Medicaid typically represents about 15% of the average community pharmacy's revenue and, for some rural pharmacies, can account for up to half of their sales, according to NCPA.

"Medicaid is not 'marginal' business to the average independent pharmacy, and the number of Medicaid patients is expected to increase significantly in 2014. Paying pharmacies at only 175% weighted average AMP [average manufacturer price] — or lower as many states will do — is simply insufficient to cover pharmacy costs of purchasing and dispensing Medicaid prescriptions," NCPA explained in the letter.

"This argues for CMS to set a higher FUL for independent pharmacies which, according to this report, have higher acquisition costs than publicly traded chains," the association continued. "The statute requires that CMS set the FUL at 'no less than' 175% of the weighted AMP. However, it implicitly grants the secretary [of Health and Human Services] the flexibility and authority to set the FULs at a higher rate that recognizes the variance in acquisition cost by small community pharmacies as compared to large chain pharmacies."
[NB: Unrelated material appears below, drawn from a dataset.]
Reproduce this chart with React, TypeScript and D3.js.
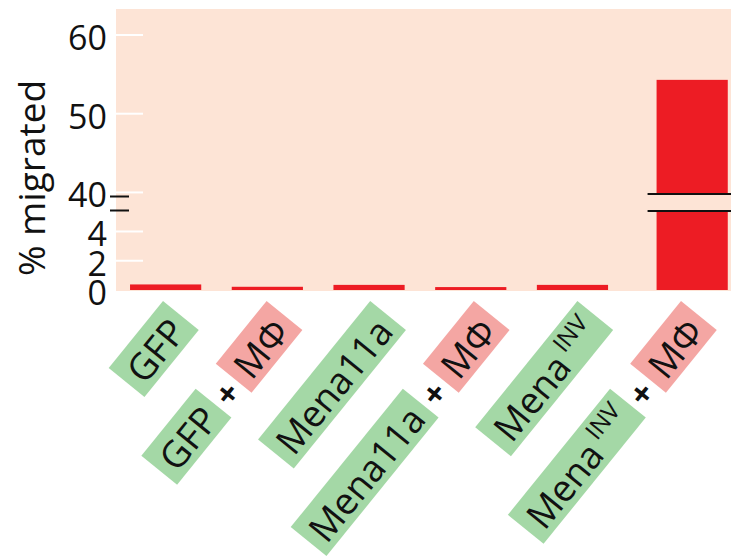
import React, { useEffect, useRef } from "react";
import * as d3 from "d3";

// ---- data ----
const categories = ["GFP", "GFP + MΦ", "Mena11a", "Mena11a + MΦ", "MenaINV", "MenaINV + MΦ"];
const cellLines = ["GFP", "GFP", "Mena11a", "Mena11a", "Mena", "Mena"];
const cellSuper = ["", "", "", "", "INV", "INV"];
const withMacrophage = [false, true, false, true, false, true];
const migrated = [0.38, 0.22, 0.35, 0.2, 0.35, 54.3];
const lowTicks = [0, 2, 4];
const highTicks = [40, 50, 60];
const lowDomain = [0, 5.4];
const highDomain = [39.8, 63.3];
const macrophageLabel = "MΦ";
const yTitle = "% migrated";

const W = 731;
const H = 557;
const FONT = "'Open Sans', 'Noto Sans', sans-serif";
const BG = "#fde4d6";
const RED = "#ed1c24";
const GREEN = "#a4d8a6";
const PINK = "#f4a6a3";

export default function App() {
  const ref = useRef<SVGSVGElement | null>(null);

  useEffect(() => {
    const svg = d3.select(ref.current);
    svg.selectAll("*").remove();

    const plotL = 116, plotR = 731, plotT = 9, plotB = 290;
    const breakTop = 194, breakBot = 211;

    const yLow = d3.scaleLinear().domain(lowDomain).range([plotB, breakBot]);
    const yHigh = d3.scaleLinear().domain(highDomain).range([breakTop, plotT]);

    const x = d3.scaleBand<string>().domain(categories).range([116, 116 + 101.3 * 6]).paddingInner(0.3).paddingOuter(0.138);
    const lastGap = 18;
    const xPos = (c: string, i: number) => (x(c) as number) + (i === categories.length - 1 ? lastGap : 0);
    const labelX = d3.scalePoint<string>().domain(categories).range([163, 681]);

    // background
    svg.append("rect").attr("x", plotL).attr("y", plotT).attr("width", plotR - plotL).attr("height", plotB - plotT + 1).attr("fill", BG);

    // ticks
    const ticks = [
      ...lowTicks.map((t) => ({ t, y: yLow(t) })),
      ...highTicks.map((t) => ({ t, y: yHigh(t) })),
    ];
    ticks.forEach(({ t, y }) => {
      if (t !== 0)
        svg.append("line").attr("x1", plotL).attr("x2", plotL + 27).attr("y1", y).attr("y2", y).attr("stroke", "#fff").attr("stroke-width", 2);
      svg.append("text").attr("x", 107).attr("y", y + 2).attr("text-anchor", "end").attr("dominant-baseline", "central")
        .attr("font-family", FONT).attr("font-size", 34).attr("fill", "#111").text(String(t));
    });

    // axis break marks
    [196.5, 210.5].forEach((yy) => {
      svg.append("line").attr("x1", 110).attr("x2", 129).attr("y1", yy).attr("y2", yy).attr("stroke", "#111").attr("stroke-width", 2);
    });

    // bars
    categories.forEach((c, i) => {
      const v = migrated[i];
      const top = v > lowDomain[1] ? yHigh(v) : yLow(v);
      svg.append("rect").attr("x", xPos(c, i)).attr("y", top).attr("width", x.bandwidth()).attr("height", plotB - top).attr("fill", RED);
      if (v > lowDomain[1]) {
        const bx = xPos(c, i) - 9;
        svg.append("rect").attr("x", bx).attr("y", breakTop).attr("width", plotR - bx).attr("height", breakBot - breakTop).attr("fill", BG);
        [breakTop, breakBot].forEach((yy) => {
          svg.append("line").attr("x1", bx).attr("x2", plotR).attr("y1", yy).attr("y2", yy).attr("stroke", "#111").attr("stroke-width", 2);
        });
      }
    });

    // y title
    svg.append("text").attr("transform", "translate(30,178) rotate(-90)").attr("text-anchor", "middle").attr("dominant-baseline", "central")
      .attr("font-family", FONT).attr("font-size", 37).attr("fill", "#111").text(yTitle);

    // category labels
    const boxH = 46, pad = 9, plusGap = 32, labFont = 37;
    categories.forEach((c, i) => {
      const g = svg.append("g").attr("transform", `translate(${labelX(c)},301) rotate(-51)`);
      let right = 0;
      const addBox = (fill: string, main: string, sup: string) => {
        const rect = g.append("rect").attr("y", 0).attr("height", boxH).attr("fill", fill);
        const t = g.append("text").attr("y", boxH / 2 + 1).attr("text-anchor", "middle").attr("dominant-baseline", "central")
          .attr("font-family", FONT).attr("font-size", labFont).attr("fill", "#111");
        t.append("tspan").text(main);
        if (sup) t.append("tspan").attr("font-size", 24).attr("dx", 6).attr("dy", -11).text(sup);
        const len = (t.node() as SVGTextElement).getComputedTextLength();
        const L = len + 2 * pad + (sup ? 8 : 0);
        rect.attr("x", right - L).attr("width", L);
        t.attr("x", right - L / 2);
        right -= L;
      };
      if (withMacrophage[i]) {
        addBox(PINK, macrophageLabel, "");
        g.append("text").attr("x", right - plusGap / 2).attr("y", boxH / 2 + 4).attr("text-anchor", "middle").attr("dominant-baseline", "central")
          .attr("font-family", FONT).attr("font-weight", 700).attr("font-size", 34).attr("fill", "#111").text("+");
        right -= plusGap;
      }
      addBox(GREEN, cellLines[i], cellSuper[i]);
    });
  }, []);

  return (
    <svg ref={ref} width={W} height={H} style={{ position: "absolute", left: 0, top: 0, background: "#fff" }} />
  );
}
NCPA added that the letter reiterates issues previously raised by the association as well as by more than 50 senators and congressmen and the National Association of Chain Drug Stores.

"We again urge CMS not to publish the FUL list until a final AMP regulation is public. These draft FUL lists ... demonstrate how precarious it is to use AMP as a reimbursement benchmark," NCPA stated. And as CMS works to develop a National Average Drug Acquisition Cost (NADAC) database, it needs to make sure that FULs aren't set lower than the NADAC, the association said.

Earlier this month, NCPA and NACDS applauded a group of senators for their efforts in questioning draft FUL lists for Medicaid pharmacy reimbursement recently published by CMS. ""Cuts of this magnitude could create a disincentive to dispense generic drugs," the lawmakers wrote in a letter to the agency.